Tuesday, May 10, 2005

More Evidence of the Decline of UK Public Schools

The same sort of intellectual rot and declining discipline that ruined American public schools has now spread throughout Britain's public school system, with the inevitable result that classrooms are in disorder and students are falling behind. According to a new study, public school students in Britain increasingly find themselves unable to compete with privately educated students in more challenging subjects. More worryingly, the study discovered that public schools often dissuaded students from even attempting more difficult subjects.

[The study] found that state school pupils were increasingly turning away - or being encouraged to turn away - from hard A-levels such as maths, chemistry, physics and modern languages and instead taking easier subjects such as media studies, art, design and technology, business studies and psychology.

The result was that independent school pupils, who accounted for only 15 per cent of the total number of A-level candidates, were achieving a disproportionate share of A grades in the hardest subjects: 60 per cent in modern languages, 48 per cent in chemistry and 46 per cent in physics and maths.

At the same time, the gap in performance between independent and state schools was widening.

Over the past four years, the proportion of A-levels taken by fee-paying pupils had risen to 23 per cent, and the proportion of A grades they achieved to 40 per cent.

Apart from modern languages and the sciences, the subjects in which independent school pupils achieved the most disproportionate share of A grades were music, history, English and economics.

The decline of public education in Britain (or America, for that matter) is a matter for extreme concern because of the very large percentage of the population dependent on it. As in most developed countries, the overwhelming majority of school children in Britain attend public schools. A decline in the quality of public education thus affects the majority of the population and will produce long-lasting future damage to the British economy as poorly-educated students graduate and enter the workforce. UK leaders often cite the need for skilled workers as an excuse for immigration. If native-born British students aren't entering the sciences or skilled professions, then thedeficit of skilled British labor and scientists will only get worse in the future. Given the importance of science and high technology workers to a modern economy, this represents a recipe for economic decline.
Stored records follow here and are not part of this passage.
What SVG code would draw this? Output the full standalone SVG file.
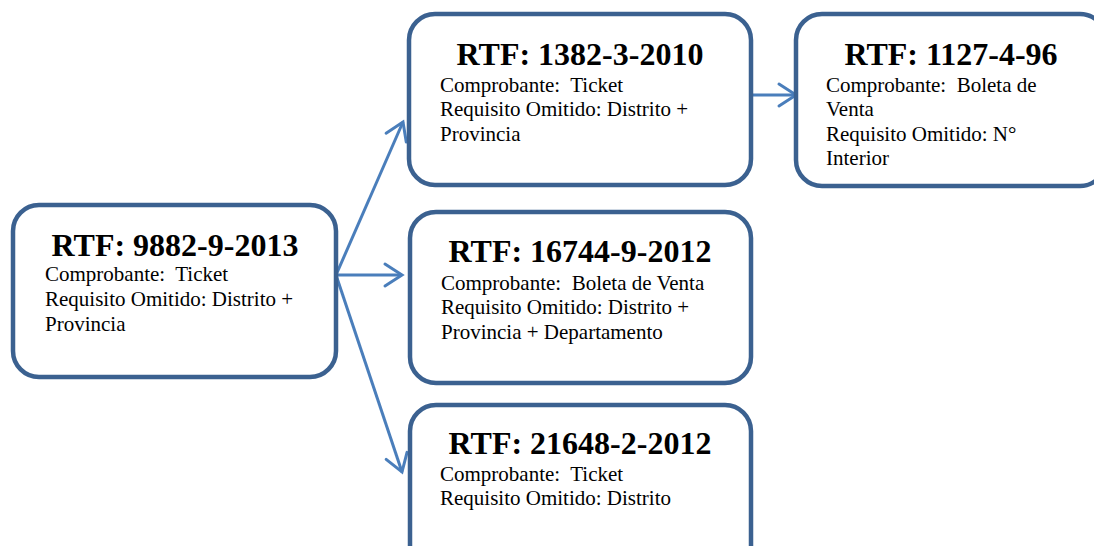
<svg xmlns="http://www.w3.org/2000/svg" width="1094" height="546" viewBox="0 0 1094 546" font-family="'Liberation Serif','Times New Roman',serif">
<style>
.box{fill:#fff;stroke:#3b6190;stroke-width:4.5}
.t{font-family:"Liberation Serif","Times New Roman",serif;font-weight:bold;font-size:32px;fill:#000;text-anchor:middle}
.b{font-family:"Liberation Serif","Times New Roman",serif;font-size:21px;fill:#000;white-space:pre}
.c{fill:none;stroke:#4a7ebb;stroke-width:3}
</style>
<defs>
<marker id="ah" viewBox="0 0 24 28" refX="20" refY="14" markerWidth="24" markerHeight="28" markerUnits="userSpaceOnUse" orient="auto">
<path d="M3,3 L20,14 L3,25" fill="none" stroke="#4a7ebb" stroke-width="3" stroke-linecap="round"/>
</marker>
</defs>
<rect width="1094" height="546" fill="#fff"/>
<g id="connectors">
<path class="c" d="M336,275 L403,122" marker-end="url(#ah)"/>
<path class="c" d="M336,275 L402,275" marker-end="url(#ah)"/>
<path class="c" d="M336,275 L402,472" marker-end="url(#ah)"/>
<path class="c" d="M752,95 L796,95" marker-end="url(#ah)"/>
</g>
<g id="n1">
<rect class="box" x="13" y="205" width="323" height="172" rx="26"/>
<text class="t" x="175" y="256">RTF: 9882-9-2013</text>
<text class="b" x="45" y="281">Comprobante:  Ticket</text>
<text class="b" x="45" y="306">Requisito Omitido: Distrito +</text>
<text class="b" x="45" y="331">Provincia</text>
</g>
<g id="n2">
<rect class="box" x="409" y="14" width="342" height="171" rx="26"/>
<text class="t" x="580" y="65">RTF: 1382-3-2010</text>
<text class="b" x="440" y="92">Comprobante:  Ticket</text>
<text class="b" x="440" y="116">Requisito Omitido: Distrito +</text>
<text class="b" x="440" y="141">Provincia</text>
</g>
<g id="n3">
<rect class="box" x="796" y="14" width="310" height="172" rx="26"/>
<text class="t" x="951" y="65">RTF: 1127-4-96</text>
<text class="b" x="826" y="92">Comprobante:  Boleta de</text>
<text class="b" x="826" y="116">Venta</text>
<text class="b" x="826" y="141">Requisito Omitido: N°</text>
<text class="b" x="826" y="165">Interior</text>
</g>
<g id="n4">
<rect class="box" x="410" y="212" width="341" height="171" rx="26"/>
<text class="t" x="580" y="262">RTF: 16744-9-2012</text>
<text class="b" x="441" y="290">Comprobante:  Boleta de Venta</text>
<text class="b" x="441" y="314">Requisito Omitido: Distrito +</text>
<text class="b" x="441" y="339">Provincia + Departamento</text>
</g>
<g id="n5">
<rect class="box" x="410" y="405" width="341" height="171" rx="26"/>
<text class="t" x="580" y="454">RTF: 21648-2-2012</text>
<text class="b" x="440" y="481">Comprobante:  Ticket</text>
<text class="b" x="440" y="505">Requisito Omitido: Distrito</text>
</g>
</svg>
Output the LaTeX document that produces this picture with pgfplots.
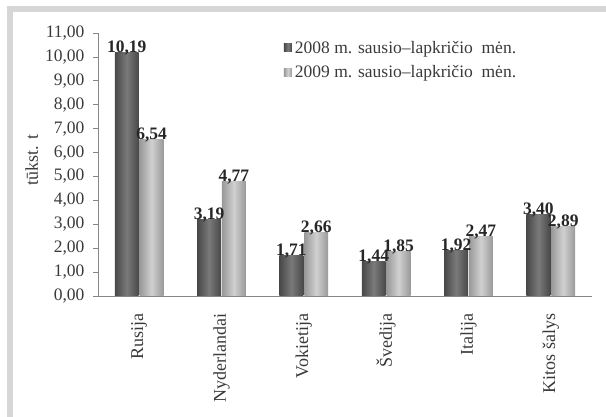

"These figures are extremely worrying," said the Independent Schools Council (ISC), which conducted the study.

"They go a long way to explaining why many of the best universities are finding it hard to increase state school entries despite extensive access programmes and an overall improvement in grades.

"It seems that university departments in science, maths and languages are increasingly dependent on independent schools for their survival.

"If nothing is done to reverse these trends, whole subject areas [and the university places and careers that go with them] will, to an uncomfortable extent, become the preserve of those lucky enough to be educated in the independent sector."

Jonathan Shephard, the general secretary of the ISC, urged the Government to "pick up the phone" and act on the independent sector's offer of help in raising state school standards and increasing social mobility.

"There is a reservoir of untapped and undeveloped talent, particularly among children from disadvantaged backgrounds," he said.

At present, the focus of partnership activities between independent and state schools was on facilities. "But independent schools have a lot more to offer than playing fields," Mr Shephard said.

"A serious commitment by the Government to working with schools in the independent sector could see 'virtual academies' in sciences and languages set up so that state school pupils could benefit from the experience of independent school teachers."

The best thing the UK government could do to reverse this situation would be to restore order and discipline to the classroom. Student "rights" must be subordinated to the power of the teacher and administrator, as they are in private schools, and misbehaving students should be expelled. Only when order has been restored can the curriculum be reorganized to promote improved performance and more challenging subject matter.